Google Bard just made a stunning leap in capabilities…
It just beat GPT-4 on a top leaderboard that evaluates AI models.
The leaderboard, called Chatbot Arena, comes from the Large Model Systems Organization. And it now shows Google Bard (powered by Google's Gemini Pro model) now in 2nd place in terms of performance.
The leaderboard takes into account 200,000+ human votes on which models users prefer.
It also assigns an "Elo" rating to each model, which is a method of calculating how good players are at zero-sum games like chess.
Bard still trails behind GPT-4 Turbo, but now surpasses other versions of GPT-4 and other popular models like Claude and Mistral.
What should you do now that Bard is climbing the rankings?
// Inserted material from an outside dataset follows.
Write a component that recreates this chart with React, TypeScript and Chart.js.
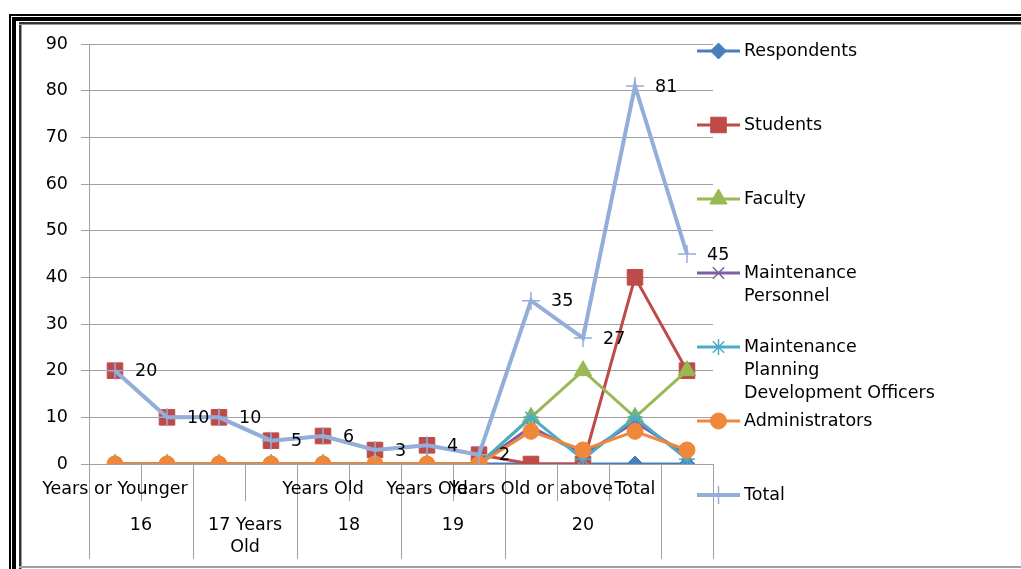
import React, { useEffect, useRef } from 'react';
import { Chart, registerables, PointElement } from 'chart.js';

Chart.register(...registerables);

// ---- data ----
const categories = ['Years or Younger', '', '', '', 'Years Old', '', 'Years Old', '', 'Years Old or above', '', 'Total', ''];
const groupLabels = ['16', '17 Years\nOld', '18', '19', '20', ''];
const groupSpans = [2, 2, 2, 2, 3, 1];

const seriesNames = [
  'Respondents',
  'Students',
  'Faculty',
  'Maintenance\nPersonnel',
  'Maintenance\nPlanning\nDevelopment Officers',
  'Administrators',
  'Total',
];

const respondents = [0, 0, 0, 0, 0, 0, 0, 0, 0, 0, 0, 0];
const students = [20, 10, 10, 5, 6, 3, 4, 2, 0, 0, 40, 20];
const faculty = [0, 0, 0, 0, 0, 0, 0, 0, 10, 20, 10, 20];
const maintenancePersonnel = [0, 0, 0, 0, 0, 0, 0, 0, 8, 2, 9, 2];
const planningOfficers = [0, 0, 0, 0, 0, 0, 0, 0, 10, 1, 10, 1];
const administrators = [0, 0, 0, 0, 0, 0, 0, 0, 7, 3, 7, 3];
const total = [20, 10, 10, 5, 6, 3, 4, 2, 35, 27, 81, 45];

const seriesValues = [respondents, students, faculty, maintenancePersonnel, planningOfficers, administrators, total];

const yMin = 0;
const yMax = 90;
const yStep = 10;

// ---- styles ----
const FONT = '"DejaVu Sans", sans-serif';
const FS = 17.5;
const GRID = '#a0a0a0';

const seriesStyles = [
  { color: '#4A7EBB', point: 'rectRot', r: 8, bw: 1, lw: 3 },
  { color: '#BE4B48', point: 'rect', r: 11, bw: 1, lw: 3 },
  { color: '#98B954', point: 'triangle', r: 10, bw: 1, lw: 3 },
  { color: '#7D60A0', point: 'crossRot', r: 8, bw: 1.5, lw: 3 },
  { color: '#4BACC6', point: 'star', r: 8, bw: 1.5, lw: 3 },
  { color: '#F0883C', point: 'circle', r: 8, bw: 1, lw: 3 },
  { color: '#93AFD9', point: 'cross', r: 9, bw: 1.5, lw: 4 },
];

const decorPlugin = {
  id: 'decor',
  beforeDraw(chart: any) {
    const { ctx, width, height } = chart;
    ctx.save();
    ctx.fillStyle = '#ffffff';
    ctx.fillRect(0, 0, width, height);
    ctx.fillStyle = '#000000';
    ctx.fillRect(9, 14, width - 9, 2);
    ctx.fillRect(9, 14, 2, height - 14);
    ctx.fillRect(12, 17, width - 12, 4);
    ctx.fillRect(12, 17, 4, height - 17);
    ctx.fillStyle = '#333333';
    ctx.fillRect(19, 22, width - 19, 2);
    ctx.fillRect(19, 22, 2, height - 22);
    ctx.fillStyle = '#999999';
    ctx.fillRect(19, 24, width - 19, 1);
    ctx.fillRect(21, 24, 1, height - 24);
    ctx.fillStyle = '#a0a0a0';
    ctx.fillRect(19, 566, width - 19, 2);
    ctx.restore();
  },
  beforeDatasetsDraw(chart: any) {
    const { ctx, chartArea } = chart;
    const xs = chart.scales.x;
    const n = categories.length;
    const step = xs.getPixelForValue(1) - xs.getPixelForValue(0);
    const left = xs.getPixelForValue(0) - step / 2;
    const bottom = chartArea.bottom;
    ctx.save();
    ctx.strokeStyle = GRID;
    ctx.lineWidth = 1;
    const groupBounds = new Set<number>();
    let acc = 0;
    groupBounds.add(0);
    groupSpans.forEach((s) => {
      acc += s;
      groupBounds.add(acc);
    });
    for (let i = 1; i <= n; i++) {
      const x = Math.round(left + i * step) + 0.5;
      const long = groupBounds.has(i);
      ctx.beginPath();
      ctx.moveTo(x, bottom);
      ctx.lineTo(x, long ? 559 : 501);
      ctx.stroke();
    }
    const lx = Math.round(left) + 0.5;
    ctx.beginPath();
    ctx.moveTo(lx, bottom);
    ctx.lineTo(lx, 559);
    ctx.stroke();

    ctx.fillStyle = '#000000';
    ctx.font = `${FS}px ${FONT}`;
    ctx.textAlign = 'center';
    ctx.textBaseline = 'middle';
    categories.forEach((c, i) => {
      if (!c) return;
      ctx.fillText(c, xs.getPixelForValue(i), 489);
    });
    let start = 0;
    groupLabels.forEach((g, gi) => {
      const span = groupSpans[gi];
      const cx = left + (start + span / 2) * step;
      g.split('\n').forEach((line, li) => {
        ctx.fillText(line, cx, 525 + li * 22);
      });
      start += span;
    });
    ctx.restore();
  },
  afterDatasetsDraw(chart: any) {
    const { ctx } = chart;
    const ti = seriesValues.length - 1;
    const meta = chart.getDatasetMeta(ti);
    ctx.save();
    ctx.fillStyle = '#000000';
    ctx.font = `${FS}px ${FONT}`;
    ctx.textAlign = 'left';
    ctx.textBaseline = 'middle';
    meta.data.forEach((p: any, i: number) => {
      ctx.fillText(String(total[i]), p.x + 20, p.y + 1);
    });
    ctx.restore();
  },
  afterDraw(chart: any) {
    const { ctx } = chart;
    ctx.save();
    seriesNames.forEach((name, i) => {
      const st = seriesStyles[i];
      const y = 51 + i * 74;
      ctx.strokeStyle = st.color;
      ctx.lineWidth = st.lw;
      ctx.beginPath();
      ctx.moveTo(697, y);
      ctx.lineTo(740, y);
      ctx.stroke();
      const pe: any = new PointElement({
        x: 718.5,
        y,
        options: {
          pointStyle: st.point,
          radius: st.r,
          rotation: 0,
          borderWidth: st.bw,
          backgroundColor: st.color,
          borderColor: st.color,
        },
      } as any);
      pe.draw(ctx);
      ctx.fillStyle = '#000000';
      ctx.font = `${FS}px ${FONT}`;
      ctx.textAlign = 'left';
      ctx.textBaseline = 'middle';
      name.split('\n').forEach((line, li) => {
        ctx.fillText(line, 744, y + li * 23);
      });
    });
    ctx.restore();
  },
};

export default function App() {
  const ref = useRef<HTMLCanvasElement | null>(null);
  useEffect(() => {
    if (!ref.current) return;
    const chart = new Chart(ref.current, {
      type: 'line',
      data: {
        labels: categories.map((c, i) => c || ' '.repeat(i + 1)),
        datasets: seriesValues.map((vals, i) => {
          const st = seriesStyles[i];
          return {
            label: seriesNames[i].replace(/\n/g, ' '),
            data: vals,
            borderColor: st.color,
            backgroundColor: st.color,
            borderWidth: st.lw,
            pointStyle: st.point as any,
            pointRadius: st.r,
            pointBackgroundColor: st.color,
            pointBorderColor: st.color,
            pointBorderWidth: st.bw,
            tension: 0,
            fill: false,
            order: seriesValues.length - 1 - i,
          };
        }),
      },
      options: {
        responsive: false,
        animation: false,
        layout: { padding: { left: 0, top: 44, right: 308, bottom: 105 } },
        plugins: {
          legend: { display: false },
          tooltip: { enabled: false },
        },
        scales: {
          x: {
            type: 'category',
            display: false,
            offset: true,
          },
          y: {
            min: yMin,
            max: yMax,
            ticks: {
              stepSize: yStep,
              color: '#000000',
              font: { family: FONT, size: FS },
              padding: 13,
            },
            grid: { color: GRID, tickLength: 8, lineWidth: 1 },
            border: { color: GRID },
            afterFit: (s: any) => {
              s.width = 89;
            },
          },
        },
      },
      plugins: [decorPlugin],
    });
    return () => chart.destroy();
  }, []);
  return (
    <div style={{ position: 'fixed', left: 0, top: 0, width: 1021, height: 569, overflow: 'hidden', background: '#fff' }}>
      <canvas ref={ref} width={1021} height={569} style={{ display: 'block' }} />
    </div>
  );
}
In Episode 81 of The Marketing AI Show, I got the answer from Marketing AI Institute founder/CEO Paul Roetzer.
Here’s what you need to know…
Chatbot Arena isn’t just a random online ranking site, says Roetzer. It’s the real deal.
It’s trusted by some of the top players in AI, including Andrej Karpathy, a leading AI researcher at OpenAI. (In fact, Karpathy says it’s one of only two evaluation sites he trusts.)
The human evaluation component of Chatbot Arena works by having you pit two models against each other for the same prompt. (Hence the name.)
For instance, you can give Bard (powered by Gemini Pro) and GPT-4 the same prompt, get two different outputs, and rate which one is best.
When pitted against several versions of GPT-4, Bard comes out the winner. However, it still falls short when matched against GPT-4 Turbo, the latest version of OpenAI’s most advanced model.
Not to mention, Gemini Pro, which now powers Bard after a December 2023 update, isn’t even the most powerful version of Google’s new models.
Gemini Ultra is the most powerful version of Google’s family of advanced models—and Google plans to incorporate it into its services and AI tools moving forward. Which means Ultra may be an even bigger leap forward.
This doesn’t mean you should drop all your other tools and switch to Bard, says Roetzer.
AI tools improve at an insanely fast pace. As Bard shows us, a tool that was lagging behind can quickly become a leader, almost overnight.
“This is why it is so hard to make bets on which platform to use and which ones to integrate into your workflows,” says Roetzer. “Because they keep evolving as to which is best for which use cases.”
“You have to constantly be testing different tools.”
Roetzer recommends having one or more team members test different tools against your core AI use cases (blog writing, summarization, script writing, etc.) every 30-90 days—or whenever the leaderboards see a significant change.
“Go in and run those use case tests against the different systems and see if someone has made a leap forward that changes the kind of technology the rest of your team should be using.”